Et pour revenir sur le cannibalisme, sachez qu’il n’est pas aussi anecdotique qu’il semble paraître. Car s’il sert de prétexte à l’intrigue du film, il se présente également comme une métaphore à l’évolution du personnage et de l’adolescence en général. Prenons deux exemples. Dans le premier cas, le cannibalisme peut représenter l’éveil sexuel de l’adolescente. Celle-ci étant végétarienne (vierge) mais qui après avoir mangé un morceau de viande crue pour cause de bizutage (la première fois) va s’abandonner à cette obsession de la viande (le désir sexuel permanent à cette période de la vie). Dans le second à une drogue. Quelque chose de mauvais au premier abord mais qui, une fois goûté, va vous obséder au plus haut point jusqu’à la surconsommation et la dépendance. Provoquant pour le coup des crises et douleurs monstrueuses en cas de manque, ainsi qu’à la souffrance morale et physique des proches. Bref, un sujet qui sert l’intrigue et les motivations du long-métrage à la perfection, témoignant d’un travail d’écriture d’orfèvre !

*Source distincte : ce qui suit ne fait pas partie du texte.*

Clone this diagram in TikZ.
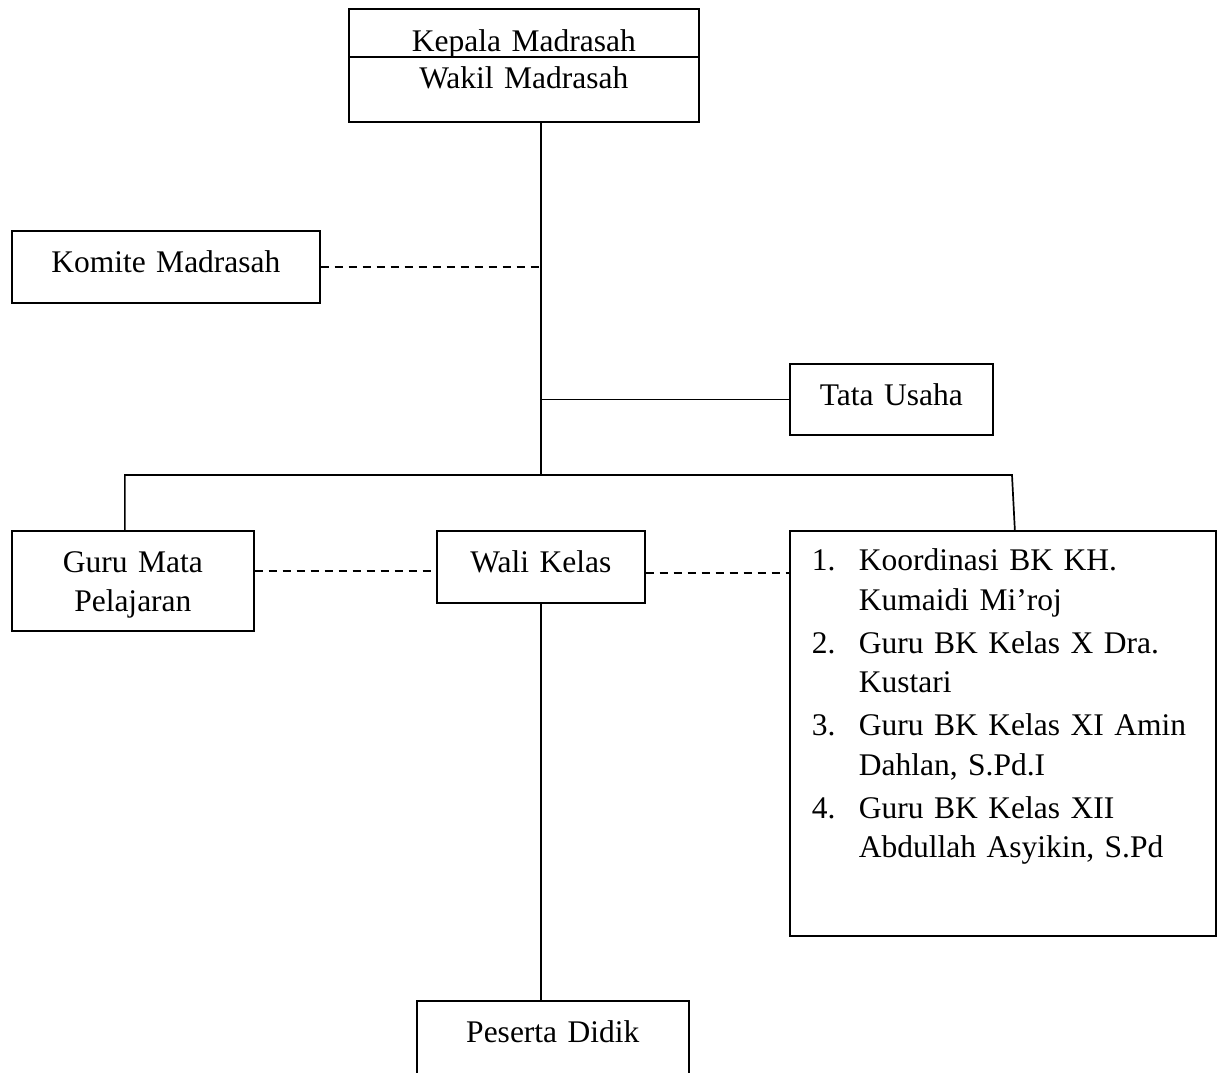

Comme quoi, en dehors de ses comédies et drames à tout-va, le cinéma français peut encore proposer quelques pépites qui sauront marquer les esprits. Grave fait incontestablement partie de ces films, étant un long-métrage maîtrisé de bout en bout et ce malgré quelques « oublis » scénaristiques. Rarement un film de notre cru aura su surprendre de la sorte. Et franchement, cela fait un bien fou de voir que l’art et le savoir-faire sont encore les préoccupations premières chez nos réalisateurs. En espérant que Grave ouvre la voie à différents cinéastes en herbe, qui sauront se lancer à leur tour dans des projets qui sortent du lot.